Textured Lines
Solo Exhibition | New Local Space (NLS) Residency, 2021
Textured Lines confronts the hidden psychic and physical scars left by racial discrimination during a U.S. Summer Work and Travel program—an experience marketed as cultural exchange but designed to exploit cheap migrant labor under the guise of opportunity. I entered this program as a student, hoping to earn enough to support my art studies, but found myself facing racism and degradation that left lasting wounds beneath the surface.
This body of work transforms these invisible traumas into visible, tangible forms. Using photography, sculpture, sound, and installation, I draw directly from my body—positioned against sculptural backdrops and life-sized abstract structures made with cleaning tools, immigration documents, and ripped paper collage. Each texture, suture, and mark maps the process of living with and working through scars that do not fully heal.
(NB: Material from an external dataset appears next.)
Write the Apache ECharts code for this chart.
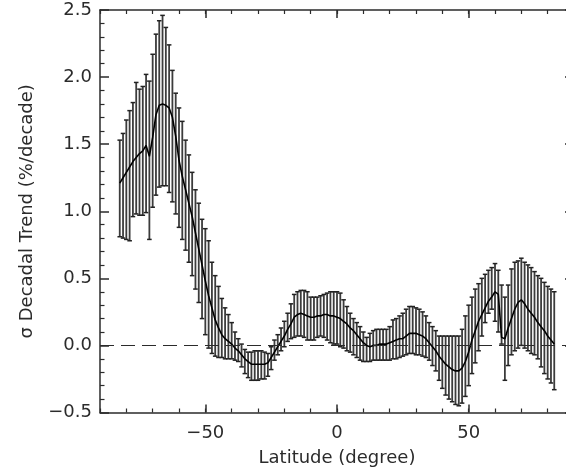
<!DOCTYPE html>
<html><head><meta charset="utf-8">
<script src="https://cdn.jsdelivr.net/npm/echarts@6/dist/echarts.min.js"></script>
<style>html,body{margin:0;padding:0;background:#fff;}#c{width:566px;height:474px;}</style>
</head><body><div id="c"></div>
<script>
const latitude = [
 -82.5,-81.25,-80,-78.75,-77.5,-76.25,-75,-73.75,-72.5,-71.25,
 -70,-68.75,-67.5,-66.25,-65,-63.75,-62.5,-61.25,-60,-58.75,
 -57.5,-56.25,-55,-53.75,-52.5,-51.25,-50,-48.75,-47.5,-46.25,
 -45,-43.75,-42.5,-41.25,-40,-38.75,-37.5,-36.25,-35,-33.75,
 -32.5,-31.25,-30,-28.75,-27.5,-26.25,-25,-23.75,-22.5,-21.25,
 -20,-18.75,-17.5,-16.25,-15,-13.75,-12.5,-11.25,-10,-8.75,
 -7.5,-6.25,-5,-3.75,-2.5,-1.25,0,1.25,2.5,3.75,
 5,6.25,7.5,8.75,10,11.25,12.5,13.75,15,16.25,
 17.5,18.75,20,21.25,22.5,23.75,25,26.25,27.5,28.75,
 30,31.25,32.5,33.75,35,36.25,37.5,38.75,40,41.25,
 42.5,43.75,45,46.25,47.5,48.75,50,51.25,52.5,53.75,
 55,56.25,57.5,58.75,60,61.25,62.5,63.75,65,66.25,
 67.5,68.75,70,71.25,72.5,73.75,75,76.25,77.5,78.75,
 80,81.25,82.5];
const trendMean = [
 1.21,1.25,1.29,1.33,1.37,1.40,1.43,1.45,1.49,1.41,
 1.55,1.72,1.79,1.80,1.79,1.77,1.70,1.56,1.38,1.26,
 1.16,1.06,0.96,0.84,0.72,0.60,0.48,0.37,0.28,0.19,
 0.13,0.08,0.05,0.03,0.01,-0.02,-0.04,-0.07,-0.10,-0.12,
 -0.14,-0.14,-0.14,-0.14,-0.14,-0.13,-0.09,-0.05,-0.01,0.03,
 0.07,0.12,0.16,0.21,0.23,0.24,0.23,0.22,0.21,0.21,
 0.22,0.22,0.23,0.23,0.22,0.22,0.21,0.20,0.18,0.16,
 0.13,0.11,0.08,0.05,0.02,0.00,-0.01,0.00,0.00,0.01,
 0.01,0.01,0.02,0.03,0.04,0.05,0.05,0.07,0.09,0.09,
 0.09,0.08,0.07,0.05,0.02,-0.01,-0.04,-0.08,-0.11,-0.14,
 -0.16,-0.18,-0.19,-0.19,-0.17,-0.12,-0.05,0.04,0.11,0.18,
 0.23,0.28,0.33,0.36,0.40,0.38,0.06,0.05,0.13,0.20,
 0.27,0.32,0.34,0.31,0.27,0.24,0.21,0.17,0.14,0.11,
 0.07,0.04,0.01];
const trendUpper = [
 1.53,1.58,1.68,1.75,1.81,1.96,1.91,1.93,2.02,1.97,
 2.17,2.32,2.42,2.46,2.37,2.24,2.05,1.88,1.77,1.67,
 1.53,1.42,1.29,1.16,1.06,0.94,0.87,0.78,0.62,0.52,
 0.44,0.35,0.28,0.23,0.17,0.10,0.05,0.01,-0.03,-0.05,
 -0.05,-0.04,-0.04,-0.04,-0.05,-0.06,-0.01,0.04,0.08,0.13,
 0.18,0.24,0.31,0.38,0.40,0.41,0.41,0.40,0.36,0.36,
 0.36,0.37,0.38,0.39,0.40,0.40,0.40,0.39,0.34,0.29,
 0.24,0.20,0.17,0.14,0.10,0.06,0.09,0.11,0.12,0.12,
 0.12,0.12,0.14,0.19,0.20,0.22,0.24,0.27,0.29,0.29,
 0.28,0.27,0.25,0.22,0.17,0.14,0.11,0.07,0.07,0.07,
 0.07,0.07,0.07,0.07,0.12,0.22,0.30,0.36,0.42,0.46,
 0.50,0.53,0.56,0.58,0.61,0.56,0.45,0.36,0.45,0.57,
 0.62,0.63,0.65,0.62,0.60,0.58,0.55,0.52,0.50,0.47,
 0.44,0.42,0.40];
const trendLower = [
 0.81,0.80,0.79,0.78,0.96,0.98,0.97,0.97,0.99,0.79,
 1.03,1.12,1.18,1.19,1.19,1.14,1.07,0.98,0.88,0.79,
 0.71,0.62,0.52,0.42,0.32,0.20,0.08,-0.02,-0.06,-0.08,
 -0.09,-0.09,-0.10,-0.10,-0.10,-0.11,-0.12,-0.16,-0.21,-0.24,
 -0.26,-0.26,-0.26,-0.25,-0.25,-0.23,-0.18,-0.11,-0.07,-0.04,
 -0.01,0.03,0.05,0.06,0.07,0.07,0.06,0.04,0.04,0.04,
 0.06,0.07,0.06,0.04,0.02,0.01,0.01,-0.01,-0.02,-0.04,
 -0.05,-0.07,-0.09,-0.11,-0.12,-0.12,-0.12,-0.11,-0.11,-0.11,
 -0.11,-0.11,-0.11,-0.10,-0.10,-0.09,-0.08,-0.07,-0.06,-0.06,
 -0.07,-0.07,-0.08,-0.09,-0.11,-0.15,-0.19,-0.26,-0.32,-0.37,
 -0.40,-0.42,-0.44,-0.45,-0.43,-0.38,-0.30,-0.21,-0.13,-0.04,
 0.07,0.17,0.24,0.27,0.18,0.10,0.01,-0.26,-0.15,-0.07,
 -0.04,-0.02,0.00,-0.02,-0.04,-0.06,-0.07,-0.10,-0.16,-0.21,
 -0.25,-0.28,-0.33];
const xTickLabels = [-50, 0, 50];
const yTickLabels = [-0.5, 0, 0.5, 1.0, 1.5, 2.0, 2.5];
const xTitle = 'Latitude (degree)';
const yTitle = '\u03c3 Decadal Trend (%/decade)';

const ink = '#2b2b2b';
const font = 'DejaVu Sans';
const fs = 18;
const minus = s => String(s).replace('-', '\u2212');

const chart = echarts.init(document.getElementById('c'), null, {renderer: 'canvas'});

function xAxisBase(pos) {
  return {
    type: 'value', min: -90, max: 90, position: pos,
    splitLine: {show: false}
  };
}

const option = {
  backgroundColor: '#fff',
  animation: false,
  grid: {left: 100, top: 10, right: -8, bottom: 61.5, containLabel: false, outerBoundsMode: 'none'},
  xAxis: [
    Object.assign(xAxisBase('bottom'), {
      interval: 10,
      axisLine: {show: true, onZero: false, lineStyle: {color: ink, width: 1.5}},
      axisTick: {show: true, inside: true, length: 4, lineStyle: {color: ink, width: 1.2}},
      axisLabel: {
        show: true, margin: 12, color: ink, fontFamily: font, fontSize: fs,
        formatter: v => xTickLabels.indexOf(v) >= 0 ? minus(v) : ''
      },
      name: xTitle, nameLocation: 'middle', nameGap: 37,
      nameTextStyle: {color: ink, fontFamily: font, fontSize: fs}
    }),
    Object.assign(xAxisBase('bottom'), {
      axisLine: {show: false, onZero: false},
      axisTick: {show: true, inside: true, length: 8, customValues: xTickLabels, lineStyle: {color: ink, width: 1.5}},
      axisLabel: {show: false}
    }),
    Object.assign(xAxisBase('top'), {
      interval: 10,
      axisLine: {show: true, onZero: false, lineStyle: {color: ink, width: 1.5}},
      axisTick: {show: true, inside: true, length: 4, lineStyle: {color: ink, width: 1.2}},
      axisLabel: {show: false}
    }),
    Object.assign(xAxisBase('top'), {
      axisLine: {show: false, onZero: false},
      axisTick: {show: true, inside: true, length: 8, customValues: xTickLabels, lineStyle: {color: ink, width: 1.5}},
      axisLabel: {show: false}
    })
  ],
  yAxis: [
    {
      type: 'value', min: -0.5, max: 2.5, interval: 0.5, position: 'left',
      splitLine: {show: false},
      axisLine: {show: true, onZero: false, lineStyle: {color: ink, width: 1.5}},
      axisTick: {show: true, inside: true, length: 9, lineStyle: {color: ink, width: 1.5}},
      minorTick: {show: true, splitNumber: 5, length: 4.5, lineStyle: {color: ink, width: 1.2}},
      axisLabel: {margin: 8, color: ink, fontFamily: font, fontSize: fs,
        formatter: v => minus(v.toFixed(1))},
      name: yTitle, nameLocation: 'middle', nameGap: 64,
      nameTextStyle: {color: ink, fontFamily: font, fontSize: fs}
    },
    {
      type: 'value', min: -0.5, max: 2.5, interval: 0.5, position: 'right',
      splitLine: {show: false},
      axisLine: {show: true, onZero: false, lineStyle: {color: ink, width: 1.5}},
      axisTick: {show: true, inside: true, length: 9, lineStyle: {color: ink, width: 1.5}},
      minorTick: {show: true, splitNumber: 5, length: 4.5, lineStyle: {color: ink, width: 1.2}},
      axisLabel: {show: false}
    }
  ],
  series: [
    {
      type: 'custom', xAxisIndex: 0, yAxisIndex: 0, silent: true,
      data: latitude.map((x, i) => [x, trendLower[i], trendUpper[i]]),
      encode: {x: 0, y: [1, 2]},
      renderItem: function (params, api) {
        const x = api.value(0);
        const lo = api.coord([x, api.value(1)]);
        const hi = api.coord([x, api.value(2)]);
        const hw = 2.3;
        const st = {stroke: '#3c3c3c', lineWidth: 1.8};
        return {
          type: 'group',
          children: [
            {type: 'line', shape: {x1: lo[0], y1: lo[1], x2: hi[0], y2: hi[1]}, style: st},
            {type: 'line', shape: {x1: hi[0] - hw, y1: hi[1], x2: hi[0] + hw, y2: hi[1]}, style: {stroke: '#222', lineWidth: 1.5}},
            {type: 'line', shape: {x1: lo[0] - hw, y1: lo[1], x2: lo[0] + hw, y2: lo[1]}, style: {stroke: '#222', lineWidth: 1.5}}
          ]
        };
      }
    },
    {
      type: 'line', xAxisIndex: 0, yAxisIndex: 0, silent: true,
      data: latitude.map((x, i) => [x, trendMean[i]]),
      showSymbol: false, symbol: 'none',
      lineStyle: {color: '#000', width: 1.6},
      markLine: {
        silent: true, symbol: 'none', label: {show: false},
        lineStyle: {color: ink, width: 1.2, type: [14, 7]},
        data: [[{coord: [-90, 0]}, {coord: [90, 0]}]]
      }
    }
  ]
};
chart.setOption(option);
</script>
</body></html>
Central to Textured Lines is the geopolitics of migration from so-called developing nations to so-called developed nations, where many are forced to endure exploitation and racial violence for economic survival. By including the recorded voices of other Work and Travel participants, I amplify a collective testimony of shared harm and cautious hope. Together, we bear witness to our exploitation and refuse its invisibility.
Created during my 2021 residency at New Local Space (NLS), this solo exhibition invites viewers to stand as witnesses, whether they recognize themselves as victims, complicit bystanders, or direct beneficiaries of these systems. I intend to disrupt assumptions and push audiences to examine how migrant labor, racism, and economic necessity remain tightly bound, etched into our bodies as textured lines we carry long after we return home.